Adding this to the training Loop above, keeping track of the accuracy, and actually evaluating the Loop for mroe than 1 EPOCH leads to:

In [24]:
keys = jax.random.choice(rng, len(test_inputs)-1, (1000,), replace=False)
train_acc_inputs = training_inputs[keys].to_device(runtime_device)
train_acc_labels = training_labels[keys].to_device(runtime_device)
test_labels = test_labels.to_device(runtime_device)
test_inputs = test_inputs.to_device(runtime_device)


In [25]:


train_accs = []
test_accs  = []
for epoch in range(NUMEPOCHS):
    train_loader.shuffle()
    for batch in train_loader:
        input, labels = batch
        input  = input.to_device(runtime_device)
        labels = labels.to_device(runtime_device)
        modelParameters = update(modelParameters, (input, labels), lr=lr)

    train_acc = accuracy(modelParameters, (training_inputs.to_device(runtime_device), training_labels.to_device(runtime_device)))
    train_accs.append(train_acc)
    test_acc = accuracy(modelParameters, (test_inputs, test_labels))
    test_accs.append(test_acc)



In [26]:
import matplotlib.pyplot as plt
import seaborn as sns
import os
import time

In [27]:
plt.rcParams.update({
    'font.size': 12,
    'axes.labelsize': 14,
    'axes.titlesize': 16,
    'xtick.labelsize': 12,
    'ytick.labelsize': 12,
    'legend.fontsize': 12,
    'figure.titlesize': 16,
    'text.usetex': True,
    'font.family': 'serif',
    'font.serif': ['Computer Modern Roman']
})

plt.figure(dpi=300, figsize=(16,9))
plt.plot(test_accs, label="Test Accuracy")
plt.plot(train_accs, label="Train Accuracy")
xlabel = plt.xlabel("Epoch")
ylabel = plt.ylabel("Accuracy")
plt.legend()
os.makedirs("plots", exist_ok=True)
plt.savefig("plots/accuracy.png")
plt.close()
plot_displayer = fnc.PlotDisplay()

In [30]:
plot_displayer.update() #This forces the Renderer to reload the plot
plot_displayer.show("plots/accuracy.png", width=800)

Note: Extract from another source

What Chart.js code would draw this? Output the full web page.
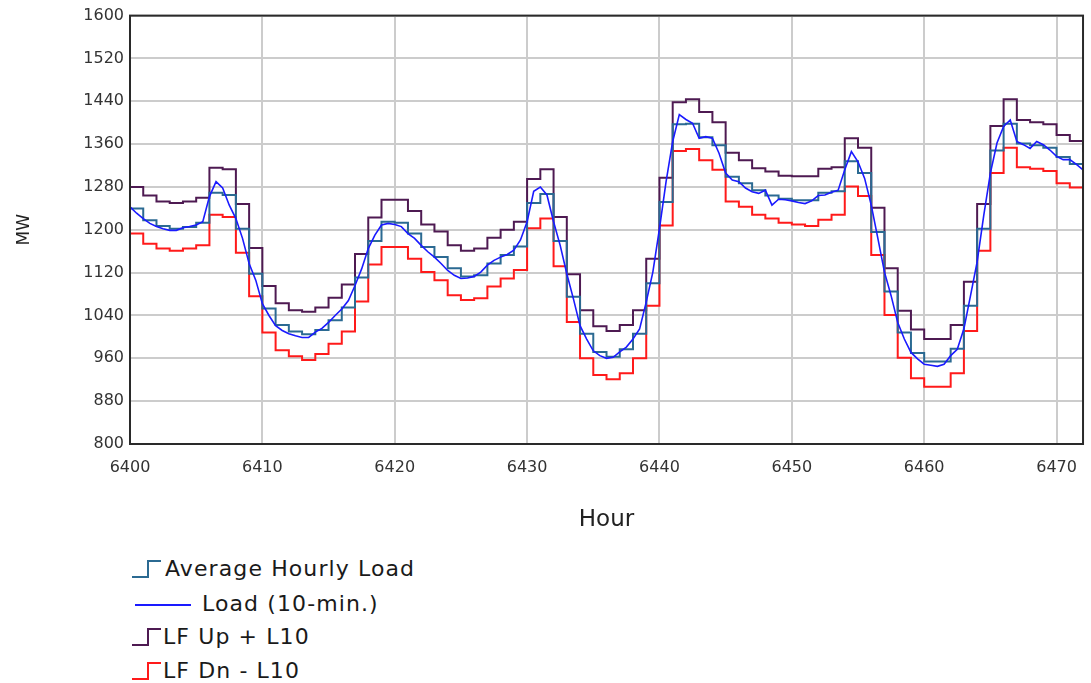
<!DOCTYPE html>
<html>
<head>
<meta charset="utf-8">
<script src="https://cdn.jsdelivr.net/npm/chart.js@4.4.1/dist/chart.umd.min.js"></script>
<style>
  body { margin: 0; background: #fff; font-family: "DejaVu Sans", sans-serif; }
  #wrap { position: relative; width: 1091px; height: 683px; }
  #chart { position: absolute; left: 0; top: 0; }
  .leg { position: absolute; left: 131px; font-size: 22px; letter-spacing: 1.1px; color: #1a1a1a; line-height: 24px; white-space: nowrap; }
  .leg svg { position: absolute; top: 0; }
  .leg span { position: absolute; top: 0; }
</style>
</head>
<body>
<div id="wrap">
  <canvas id="chart" width="1091" height="545"></canvas>
  <div class="leg" style="top:557px">
    <svg width="32" height="24"><polyline points="1,20 17,20 17,4 30,4" fill="none" stroke="#2b6a92" stroke-width="2"/></svg>
    <span style="left:34px">Average Hourly Load</span>
  </div>
  <div class="leg" style="top:592px">
    <svg width="64" height="24"><line x1="4" y1="13" x2="60" y2="13" stroke="#1a1aff" stroke-width="2"/></svg>
    <span style="left:71px">Load (10-min.)</span>
  </div>
  <div class="leg" style="top:625px">
    <svg width="32" height="24"><polyline points="1,20 17,20 17,4 30,4" fill="none" stroke="#4e1a52" stroke-width="2"/></svg>
    <span style="left:32px">LF Up + L10</span>
  </div>
  <div class="leg" style="top:659px">
    <svg width="32" height="24"><polyline points="1,20 17,20 17,4 30,4" fill="none" stroke="#ff1a1a" stroke-width="2"/></svg>
    <span style="left:32px">LF Dn - L10</span>
  </div>
</div>
<script>
// --- Data (MW), hour 6400 .. 6472 ---
const START_HOUR = 6400;
const X_TICKS = [6400, 6410, 6420, 6430, 6440, 6450, 6460, 6470];
const Y_TICKS = [800, 880, 960, 1040, 1120, 1200, 1280, 1360, 1440, 1520, 1600];

// hourly steps, one value per hour (last value closes the final step)
const avgHourly = [
  1240, 1218, 1207, 1202, 1205, 1213, 1269, 1265, 1202, 1118,
  1053, 1022, 1010, 1005, 1013, 1031, 1055, 1111, 1179, 1215,
  1213, 1193, 1168, 1149, 1128, 1113, 1115, 1137, 1153, 1169,
  1250, 1267, 1179, 1075, 1006, 972, 963, 977, 1006, 1100,
  1252, 1397, 1398, 1373, 1358, 1299, 1287, 1274, 1264, 1258,
  1255, 1255, 1269, 1272, 1328, 1306, 1196, 1085, 1008, 970,
  954, 954, 978, 1058, 1202, 1348, 1398, 1361, 1358, 1353,
  1336, 1323, 1310
];
const lfUp = [
  1280, 1264, 1253, 1250, 1253, 1260, 1316, 1313, 1248, 1166,
  1095, 1063, 1050, 1047, 1055, 1073, 1098, 1155, 1223, 1256,
  1256, 1235, 1210, 1197, 1171, 1161, 1165, 1185, 1200, 1215,
  1295, 1313, 1224, 1117, 1050, 1020, 1011, 1022, 1050, 1146,
  1297, 1438, 1444, 1420, 1401, 1344, 1330, 1315, 1309, 1301,
  1300, 1300, 1314, 1317, 1371, 1353, 1241, 1128, 1049, 1014,
  996, 996, 1022, 1103, 1248, 1394, 1444, 1405, 1401, 1397,
  1377, 1366, 1345
];
const lfDn = [
  1193, 1174, 1165, 1161, 1165, 1171, 1228, 1224, 1157, 1076,
  1008, 975, 964, 957, 968, 987, 1010, 1066, 1135, 1168,
  1168, 1146, 1121, 1106, 1078, 1069, 1072, 1094, 1109, 1125,
  1203, 1221, 1132, 1028, 960, 929, 921, 932, 960, 1058,
  1208, 1347, 1351, 1330, 1312, 1253, 1243, 1228, 1221, 1213,
  1210, 1207, 1219, 1228, 1281, 1263, 1153, 1041, 961, 923,
  907, 907, 932, 1011, 1161, 1306, 1353, 1317, 1314, 1310,
  1287, 1279, 1255
];
// load read every half hour
const load10 = [
  1243, 1231, 1221, 1212, 1206, 1202, 1199, 1199, 1204, 1206, 1209, 1215,
  1262, 1290, 1278, 1246, 1221, 1184, 1137, 1106, 1062, 1040, 1021, 1012,
  1006, 1002, 999, 999, 1009, 1016, 1027, 1040, 1052, 1068, 1096, 1127,
  1165, 1190, 1209, 1212, 1210, 1206, 1193, 1184, 1171, 1159, 1149, 1137,
  1124, 1115, 1109, 1110, 1113, 1121, 1134, 1143, 1149, 1154, 1162, 1181,
  1215, 1272, 1280, 1265, 1215, 1171, 1118, 1071, 1021, 996, 974, 965,
  960, 962, 972, 981, 996, 1015, 1065, 1121, 1202, 1290, 1365, 1415,
  1406, 1399, 1371, 1374, 1371, 1343, 1306, 1293, 1290, 1278, 1271, 1268,
  1274, 1246, 1257, 1256, 1254, 1251, 1249, 1254, 1264, 1265, 1270, 1274,
  1312, 1346, 1327, 1296, 1246, 1184, 1121, 1077, 1027, 996, 971, 959,
  949, 947, 945, 949, 965, 977, 1015, 1077, 1140, 1227, 1306, 1362,
  1393, 1405, 1365, 1359, 1352, 1365, 1359, 1349, 1337, 1331, 1331, 1322,
  1312
];

const hourly = arr => arr.map((v, i) => ({ x: START_HOUR + i, y: v }));
const halfHourly = arr => arr.map((v, i) => ({ x: START_HOUR + i * 0.5, y: v }));

const FONT = '"DejaVu Sans", sans-serif';

// --- Plot frame ---
const framePlugin = {
  id: 'frame',
  afterDraw(chart) {
    const a = chart.chartArea, c = chart.ctx;
    c.save();
    c.strokeStyle = '#2a2a2a';
    c.lineWidth = 2;
    c.strokeRect(a.left, a.top, a.right - a.left, a.bottom - a.top);
    c.restore();
  }
};

const ctx = document.getElementById('chart').getContext('2d');
new Chart(ctx, {
  type: 'line',
  data: {
    datasets: [
      { label: 'Load (10-min.)', data: halfHourly(load10), borderColor: '#1a1aff', borderWidth: 1.6, order: 0 },
      { label: 'Average Hourly Load', data: hourly(avgHourly), borderColor: '#2b6a92', borderWidth: 2, stepped: 'before', order: 1 },
      { label: 'LF Dn - L10', data: hourly(lfDn), borderColor: '#ff1a1a', borderWidth: 2, stepped: 'before', order: 2 },
      { label: 'LF Up + L10', data: hourly(lfUp), borderColor: '#4e1a52', borderWidth: 2, stepped: 'before', order: 3 }
    ]
  },
  options: {
    responsive: false,
    animation: false,
    devicePixelRatio: 1,
    elements: { point: { radius: 0 }, line: { tension: 0, fill: false } },
    layout: { padding: { top: 15, right: 3, left: 0, bottom: 0 } },
    plugins: { legend: { display: false }, tooltip: { enabled: false } },
    scales: {
      x: {
        type: 'linear',
        min: 6400,
        max: 6472,
        afterBuildTicks: s => { s.ticks = X_TICKS.map(v => ({ value: v })); },
        afterFit: s => { s.height = 101; },
        grid: { color: '#cccccc', lineWidth: 2, drawTicks: false },
        border: { display: false },
        ticks: { color: '#333', font: { family: FONT, size: 16 }, padding: 14, maxRotation: 0, callback: v => String(v) },
        title: { display: true, text: 'Hour', color: '#222', font: { family: FONT, size: 23 }, padding: { bottom: 11 } }
      },
      y: {
        min: 800,
        max: 1600,
        afterBuildTicks: s => { s.ticks = Y_TICKS.map(v => ({ value: v })); },
        afterFit: s => { s.width = 130; },
        grid: { color: '#cccccc', lineWidth: 2, drawTicks: false },
        border: { display: false },
        ticks: { color: '#333', font: { family: FONT, size: 16 }, padding: 6, callback: v => String(v) },
        title: { display: true, text: 'MW', color: '#222', font: { family: FONT, size: 17 }, padding: { top: 14 } }
      }
    }
  },
  plugins: [framePlugin]
});
</script>
</body>
</html>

Great, we see that we successfully implemented a MNIST classifier, just like a few billion people before us! But fear not, this is still an achievement, since it is the "Hello World!" of Machine Learning, and hence that we successfully installed all required packages, and understood the very basics of our language (in this case JAX).